Lending Association

Amazon’s third quarter report adds to tech sector woes

Now, it’s down to Apple next Thursday after Amazon’s solid third-quarter numbers failed to set its share price on fire, leaving the Nasdaq poised for another frustrating session on Friday to end a down week.

Amazon lifted third-quarter revenue by 13% to $143.1 billion, more than tripled net earnings to $9.9 billion (helped by a massive $1.2 billion paper gain on its investment in the Rivian electric truck maker), showed signs of a loss in growth in its leading cloud computing business, lifted ad revenues to $12 billion for the quarter, but gave a half-hearted forecast for sales in the current fourth quarter.

After a gentle bounce after hours, Amazon shares at first turned down in the late session by around a quarter of a percent, to go with its 1.5% slide in the regular session, and a 6% slump in the last three days.

But that was trimmed late in the after-hours session when sentiment turned and the shares were up 2.2%. Will Nasdaq be saved on Friday?

Shares in Meta, though, did OK after hours on Wednesday after it reported better-than-expected figures but saw its shares slide 3.7% on Thursday, while Apple shares fell 2.4%, and Alphabet added a 2.6% drop to its 9.6% slump the day before.

Microsoft shares caught the bug and dropped 3.7% on Thursday after its good result earlier in the week, and Netflix, the best of all the big techs so far this reporting season, saw its shares lose 1.87% in value.

All of this saw Nasdaq lose 1.76% in value on Thursday to fall deeper into correction territory, down more than 12.5% since its last peak and over 10% in the past three months.

The year-to-date gain is now down to 20.3% from more than 39% at the June 30 halfway mark for the year.

So did Amazon add to the tech pain on Thursday?

Well, its much-awaited fourth-quarter sales forecast was OK, but less than market forecasts.

Amazon said fourth-quarter sales, which include the key holiday period, will be between $160 billion and $167 billion.

The market expecting revenue of $166.6 billion, and at the midpoint of its guidance range, revenue of $163.5 billion would represent growth of 9.6% from $149.2 billion a year earlier.

That was OK for most of the market, but seeing third-quarter revenue jumped 13%, analysts took the fourth-quarter forecast as a hint of a slowdown in what is usually the company’s best quarter.

Like the rest of the sector, Amazon has been hacking into costs and jobs for the past year, laying off 27,000 employees in a year and killing off some of its profitless diversions.

Meta, Microsoft, Netflix, and Amazon have all shown the benefits of old-fashioned cost-cutting, especially jobs.

CEO Andy Jassy, who succeeded founder Jeff Bezos two and a half years ago, says the cost-cutting efforts are paying off.

“We had a strong third quarter as our cost to serve and speed of delivery in our Stores business took another step forward, our AWS growth continued to stabilize, our Advertising revenue grew robustly, and overall operating income and free cash flow rose significantly,” Jassy said in a statement.

Sales in Amazon’s core e-commerce business continued to recover, expanding 7% year over year, after growing 4% in the previous quarter.
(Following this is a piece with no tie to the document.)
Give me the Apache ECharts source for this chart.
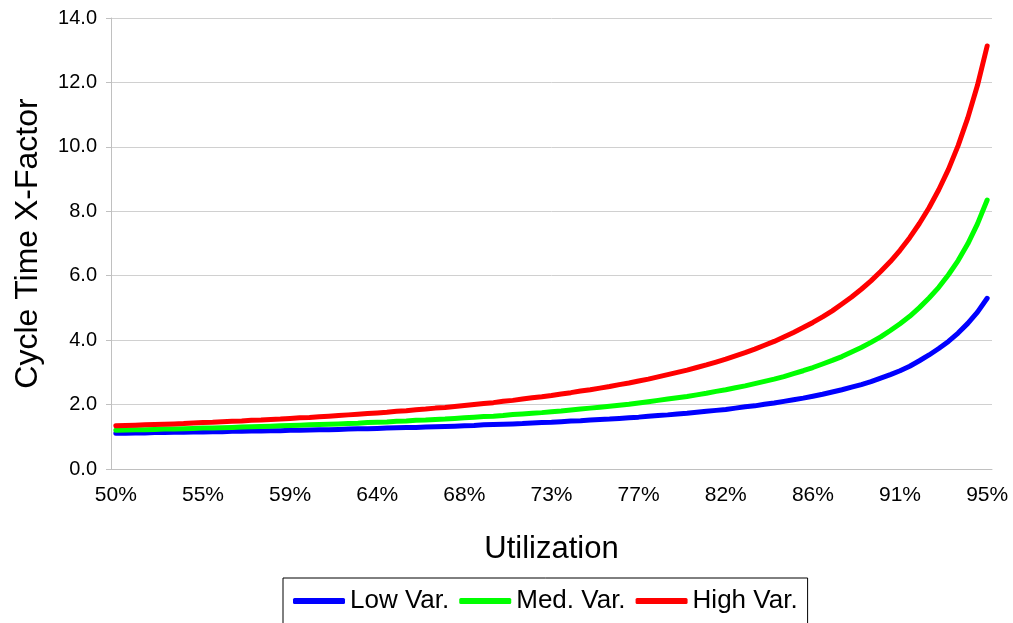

The September quarter includes the results of this year’s Prime Day promotion, which took place in July.

Digital advertising again did well for Amazon, as third-party sellers and large brands lifted their ad spending. Ad revenue increased 26% from a year earlier to $12 billion. That’s much faster than Google’s ad growth, which was 9%, and topped Facebook’s ad growth of 23%.
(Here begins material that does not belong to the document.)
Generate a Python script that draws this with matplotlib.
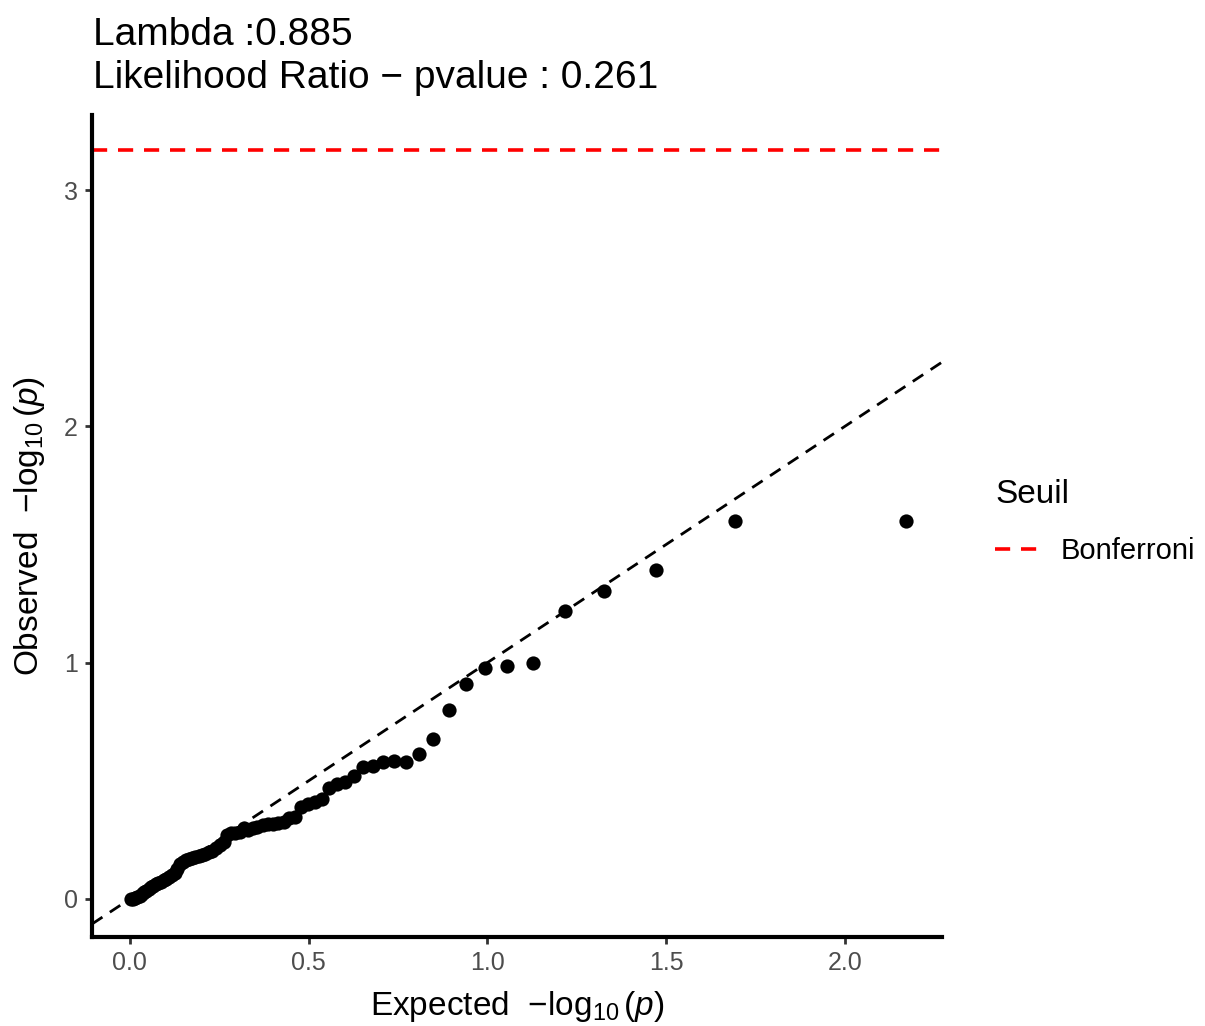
import matplotlib
matplotlib.use("Agg")
import matplotlib.pyplot as plt
from matplotlib.lines import Line2D

plt.rcParams['font.family'] = ['Liberation Sans', 'DejaVu Sans']
plt.rcParams['mathtext.fontset'] = 'custom'
plt.rcParams['mathtext.rm'] = 'Liberation Sans'
plt.rcParams['mathtext.it'] = 'Liberation Sans:italic'

# Expected -log10(p) (sorted, descending)
expected = [2.170, 1.693, 1.471, 1.325, 1.216, 1.129, 1.056, 0.994, 0.940, 0.892,
            0.848, 0.809, 0.772, 0.739, 0.708, 0.679, 0.652, 0.626, 0.602, 0.579,
            0.558, 0.537, 0.517, 0.498, 0.480, 0.463, 0.446, 0.430, 0.414, 0.399,
            0.385, 0.371, 0.357, 0.344, 0.331, 0.319, 0.307, 0.295, 0.284, 0.273,
            0.262, 0.251, 0.241, 0.231, 0.221, 0.211, 0.202, 0.193, 0.183, 0.175,
            0.166, 0.157, 0.149, 0.141, 0.133, 0.125, 0.117, 0.110, 0.102, 0.095,
            0.087, 0.080, 0.073, 0.066, 0.060, 0.053, 0.046, 0.040, 0.034, 0.027,
            0.021, 0.015, 0.009, 0.003]
# Observed -log10(p)
observed = [1.600, 1.600, 1.392, 1.303, 1.217, 0.998, 0.984, 0.977, 0.909, 0.799,
            0.677, 0.613, 0.579, 0.584, 0.579, 0.564, 0.557, 0.520, 0.496, 0.487,
            0.468, 0.422, 0.411, 0.402, 0.388, 0.348, 0.341, 0.327, 0.320, 0.317,
            0.317, 0.313, 0.306, 0.299, 0.292, 0.299, 0.285, 0.278, 0.278, 0.271,
            0.243, 0.229, 0.217, 0.204, 0.198, 0.190, 0.186, 0.182, 0.179, 0.175,
            0.168, 0.165, 0.158, 0.148, 0.126, 0.111, 0.102, 0.094, 0.086, 0.080,
            0.073, 0.069, 0.063, 0.056, 0.049, 0.041, 0.035, 0.028, 0.021, 0.013,
            0.007, 0.003, 0.000, 0.000]
bonferroni = 3.17
lambda_val = "0.885"
lr_pvalue = "0.261"
xticks = [0.0, 0.5, 1.0, 1.5, 2.0]
yticks = [0, 1, 2, 3]

W, H = 1205, 1026
fig = plt.figure(figsize=(W / 100, H / 100), dpi=100)
ax = fig.add_axes([92 / W, 1 - 937 / H, (942 - 92) / W, (937 - 115) / H])

xlim = (-0.106, 2.272)
ylim = (-0.161, 3.318)
ax.set_xlim(*xlim)
ax.set_ylim(*ylim)

ax.axline((0, 0), slope=1, color='black', lw=2.0, dashes=(4.5, 3.2), zorder=2)
ax.axhline(bonferroni, color='#FF0000', lw=2.6, dashes=(4.2, 3.0), zorder=2)
ax.scatter(expected, observed, s=105, color='black', linewidths=0, zorder=3)

for s in ['top', 'right']:
    ax.spines[s].set_visible(False)
for s in ['left', 'bottom']:
    ax.spines[s].set_linewidth(3.0)
    ax.spines[s].set_color('black')

ax.set_xticks(xticks)
ax.set_xticklabels([f"{v:.1f}" for v in xticks])
ax.set_yticks(yticks)
ax.set_yticklabels([str(v) for v in yticks])
ax.tick_params(axis='both', length=5, width=2.0, color='#333333',
               labelcolor='#4D4D4D', labelsize=18, pad=5)

ax.set_xlabel(r'Expected  $-\log_{10}(p)$', fontsize=24, labelpad=10)
ax.set_ylabel(r'Observed  $-\log_{10}(p)$', fontsize=24, labelpad=12)

fig.text(93 / W, 1 - 45 / H, f"Lambda :{lambda_val}", fontsize=28, ha='left', va='baseline')
fig.text(93 / W, 1 - 88 / H, f"Likelihood Ratio \u2212 pvalue : {lr_pvalue}", fontsize=28,
         ha='left', va='baseline')

# Legend
fig.text(995 / W, 1 - 503 / H, "Seuil", fontsize=24, ha='left', va='baseline')
handle = Line2D([], [], color='#FF0000', lw=2.6, dashes=(4.2, 3.0))
leg = fig.legend([handle], ['Bonferroni'], loc='center left',
                 bbox_to_anchor=(995 / W, 1 - 551 / H), frameon=False,
                 fontsize=21, handlelength=1.5, handletextpad=0.75,
                 borderaxespad=0, borderpad=0)

fig.savefig('out.png', dpi=100)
In cloud computing, however, Amazon lost ground. Amazon Web Services, which is ahead of the cloud businesses of Microsoft and Google, grew revenues 12% in the latest quarter, slower than Microsoft’s 29% surge at Azure, its cloud business, and 22% for Google.
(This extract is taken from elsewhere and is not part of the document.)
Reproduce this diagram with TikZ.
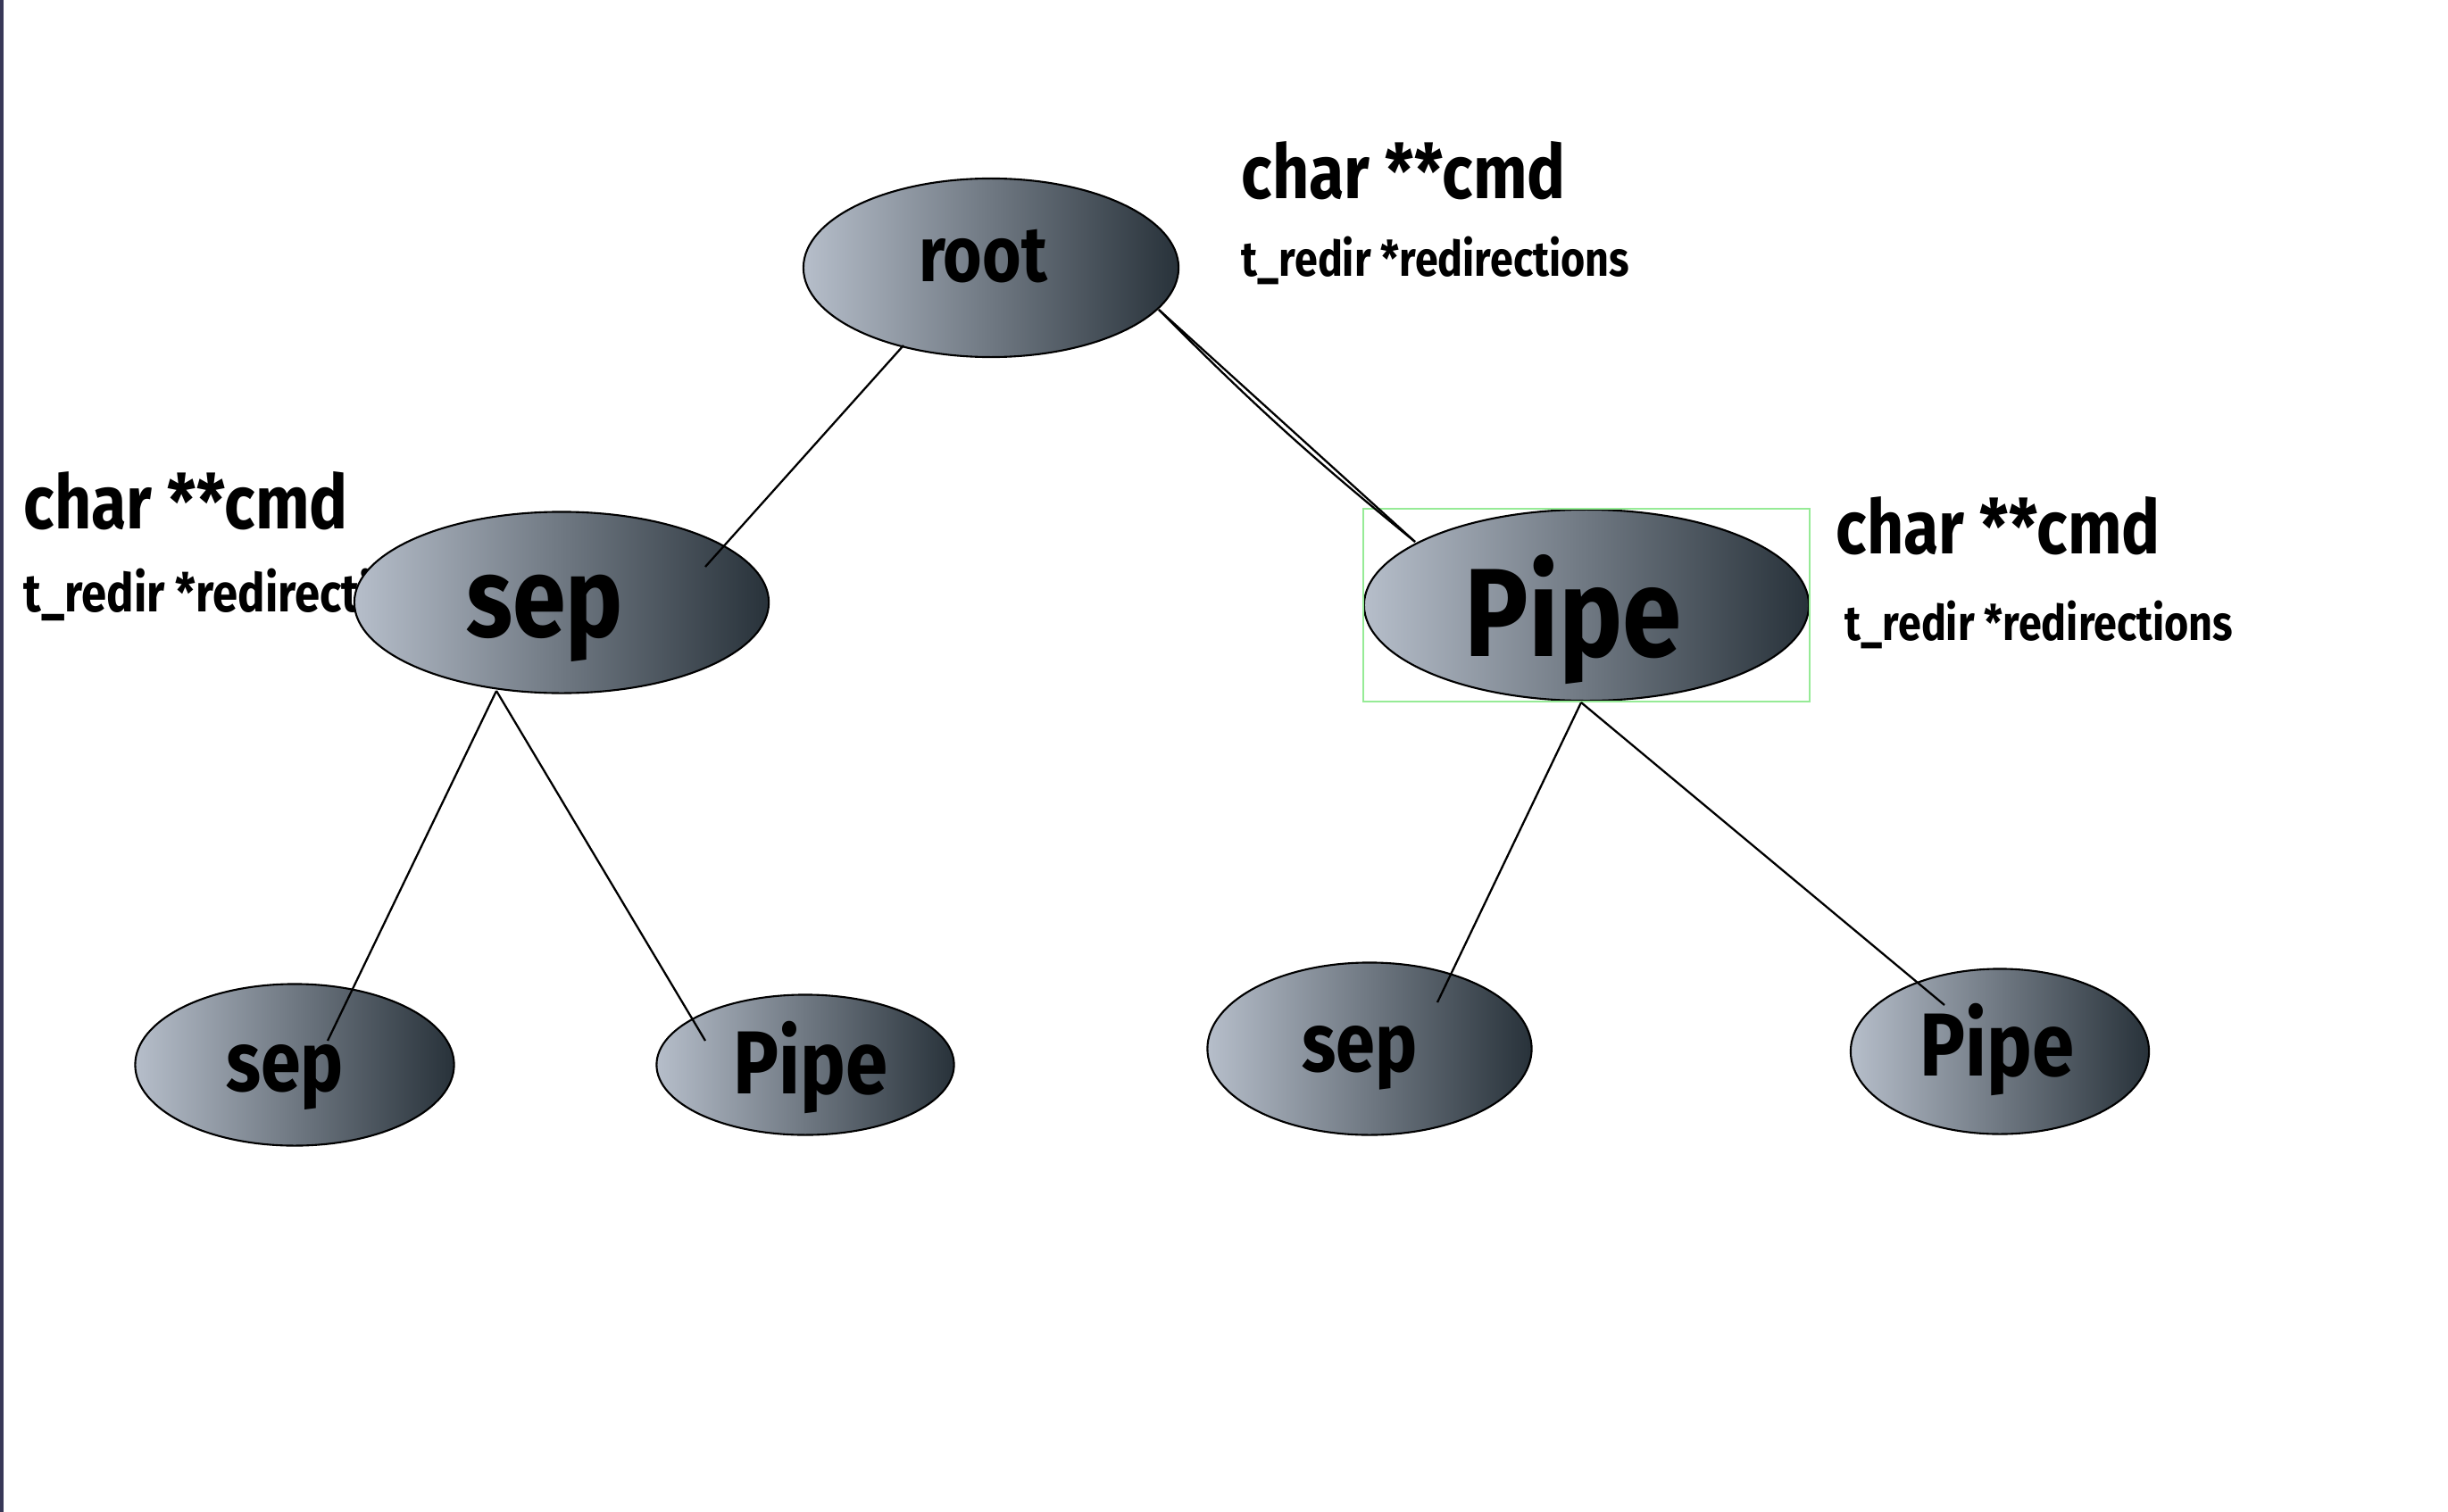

Cloud is still seen as a growth area in tech (but nowhere near as much as AI), and to lose ground to rivals will keep analysts wondering about Amazon’s market value.

So it’s all down to Apple to pull a figure or two out of its accounts to shock and bring joy (better sales in China would be helpful) to an increasingly battered Magnificent Seven, faded FAANGs, and skeptical investors.